Метафизика, или стремление постичь мыслью мир в целом, всегда развивалась в единстве и конфликте двух противоположных человеческих импульсов: один из них побуждал к мистицизму, другой – к науке. Некоторые люди достигли величия, следуя первому импульсу, некоторые – следуя только второму. У Юма
[1], например, научный импульс властвует безраздельно, а у Блейка
[2] сильная неприязнь к науке сосуществует с глубоким мистическим проникновением. Но величайшие люди, те, кого мы называем философами, ощущали нужду одновременно и в науке и в мистицизме: в попытке гармонического соединения того и другого состояла цель их жизни. Именно преодоление изнуряющей неопределенности этой альтернативы превращает философию в более высокое занятие, чем наука или религия.
Прежде чем дать подробную характеристику научного и мистического импульсов, проиллюстрирую их на примере двух философов, несомненное величие которых определяется тем, что им удалось достичь органичного соединения того и другого. Я имею в виду Гераклита
[3] и Платона
[4].
Гераклит, как известно, веровал во всеобщее изменение: время созидает и разрушает все вещи. Из немногих сохранившихся фрагментов непросто понять, как он пришел к своим взглядам, но некоторые его высказывания заставляют предположить, что источником их было научное наблюдение.
«Все то, что доступно зрению, слуху и изучению, – говорит он, – я предпочитаю».
Это – язык эмпирика, для которого наблюдение – единственная гарантия истины. «Не только ежедневно новое солнце, но солнце постоянно обновляется», – гласит другой фрагмент. И это суждение, несмотря на свой парадоксальный характер, является очевидным результатом научной рефлексии; в нем разрешается трудность, связанная с вопросом: каким образом солнце за ночь проделывает под землей путь с запада на восток?
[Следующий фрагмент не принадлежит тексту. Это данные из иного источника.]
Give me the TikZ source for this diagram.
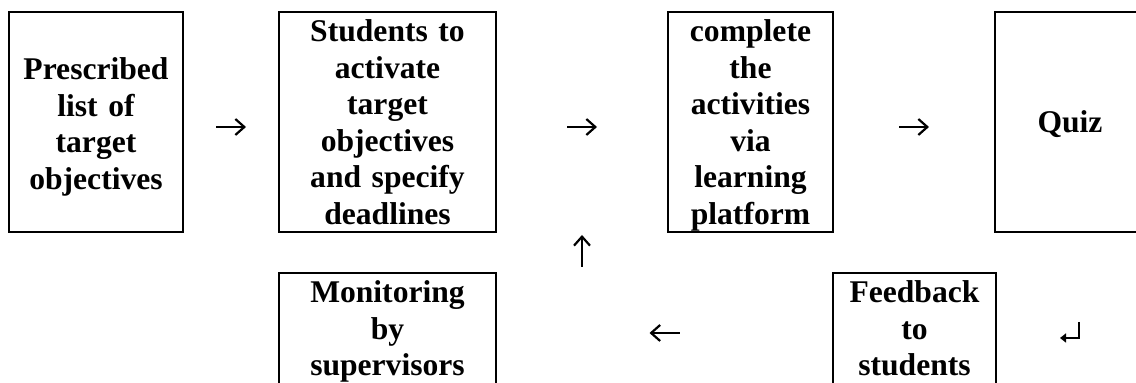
\documentclass[tikz,border=0pt]{standalone}
\usepackage{fontspec}
\setmainfont{Liberation Serif}
\usepackage{tikz}
\usetikzlibrary{positioning,calc,arrows.meta}
\def\BoxGap{20.5pt}
\def\ArrLen{7.5pt}

\begin{document}
\begin{tikzpicture}[
		box/.style={draw,line width=0.9pt,inner sep=0pt,outer sep=0pt,align=center,
			font=\fontsize{15.8}{18.25}\selectfont\bfseries,text height=15pt,text depth=95pt},
		arr/.style={line width=1.1pt,-{Straight Barb[length=4.5pt,width=8pt,line width=1.1pt]}},
		ret/.style={line width=1pt,-{Triangle[length=3pt,width=4.5pt]}}]
			\path[use as bounding box,clip] (0,0) rectangle (568pt,-191.5pt);
			% top row
			\node[box,anchor=north west,text width=87pt,text height=34pt,text depth=76pt] (pre) at (4.5pt,-6pt) {Prescribed\\list of\\target\\objectives};
			\node[box,right=48pt of pre,text width=108.5pt] (stu) {Students to\\activate\\target\\objectives\\and specify\\deadlines};
			\node[box,right=86pt of stu,text width=82.5pt] (com) {complete\\the\\activities\\via\\learning\\platform};
			\node[box,right=81pt of com,text width=75pt,text height=60.5pt,text depth=49.5pt] (qz) {Quiz};
			% bottom row
			\node[box,below=\BoxGap of stu,text width=108.5pt] (mon) {Monitoring\\by\\supervisors};
			\node[box,below right=\BoxGap and 0pt of com.south east,text width=81.5pt] (fb) {Feedback\\to\\students};
			% 
			\coordinate (a12s) at ($(pre.east)!0.5!(stu.west)+(-\ArrLen,-2.5pt)$);
			\coordinate (a12e) at ($(pre.east)!0.5!(stu.west)+(\ArrLen,-2.5pt)$);
			\coordinate (a23s) at ($(stu.east)!0.5!(com.west)+(-\ArrLen,-2.5pt)$);
			\coordinate (a23e) at ($(stu.east)!0.5!(com.west)+(\ArrLen,-2.5pt)$);
			\coordinate (a34s) at ($(com.east)!0.5!(qz.west)+(-\ArrLen,-2.5pt)$);
			\coordinate (a34e) at ($(com.east)!0.5!(qz.west)+(\ArrLen,-2.5pt)$);
			% 
			\coordinate (ups) at ($(stu.south east)!0.5!(com.south west)+(0,-17.5pt)$);
			\coordinate (upe) at ($(stu.south east)!0.5!(com.south west)+(0,-1.5pt)$);
			\coordinate (bks) at ($(mon.north east)!0.5!(fb.north west)+(\ArrLen,-30pt)$);
			\coordinate (bke) at ($(mon.north east)!0.5!(fb.north west)+(-\ArrLen,-30pt)$);
			% HOWTO: the return mark sits under the middle of the quiz box
			\coordinate (rt) at ($(qz.south)+(4.5pt,-45pt)$);
			\coordinate (rc) at ($(rt)+(0,-8pt)$);
			\coordinate (re) at ($(rc)+(-9.5pt,0)$);
			% 
			\draw[arr] (a12s) -- (a12e);
			\draw[arr] (a23s) -- (a23e);
			\draw[arr] (a34s) -- (a34e);
			\draw[arr] (ups) -- (upe);
			\draw[arr] (bks) -- (bke);
			\draw[ret] (rt) -- (rc) -- (re);
		\end{tikzpicture}
\end{document}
Непосредственное наблюдение, должно быть, породило и центральное положение в учении Гераклита – что огонь есть единая неизменная субстанция, преходящими фазами которой являются все видимые вещи. В самом деле, наблюдая горение, мы видим, как вещи полностью изменяют свой вид, а языки пламени и жар поднимаются в воздух и исчезают.
«Этот мировой порядок, тождественный для всех, – говорит он, – не создал никто из богов, ни из людей, но он всегда был, есть и будет вечно живущим огнем, мерами вспыхивающим и мерами угасающим».
«Превращения огня – во-первых, море: море же наполовину есть земля, наполовину – воздушный вихрь».
Несмотря на то что эта теория неприемлема для современной науки, она тем не менее является научной по своему духу. Наука, должно быть, вдохновила и известное изречение, на которое ссылается Платон: «На того, кто входит в ту же самую реку, каждый раз текут новые воды». Однако мы находим и еще один фрагмент:
«В одни и те же воды мы погружаемся и не погружаемся; мы существуем и не существуем».
Сравнение этого утверждения, которое является мистическим, с тем, которое приводит Платон и которое научно, показывает, насколько органично слиты эти две тенденции в системе Гераклита. Мистицизм по сути своей близок к тому напряженному и глубокому чувству, которым отличается вера в наши представления о Вселенной; именно чувство заставляет Гераклита, опирающегося на науку, весьма странно и резко высказаться о жизни и мире: «Вечность есть играющее дитя, которое расставляет шашки: царство над миром принадлежит ребенку».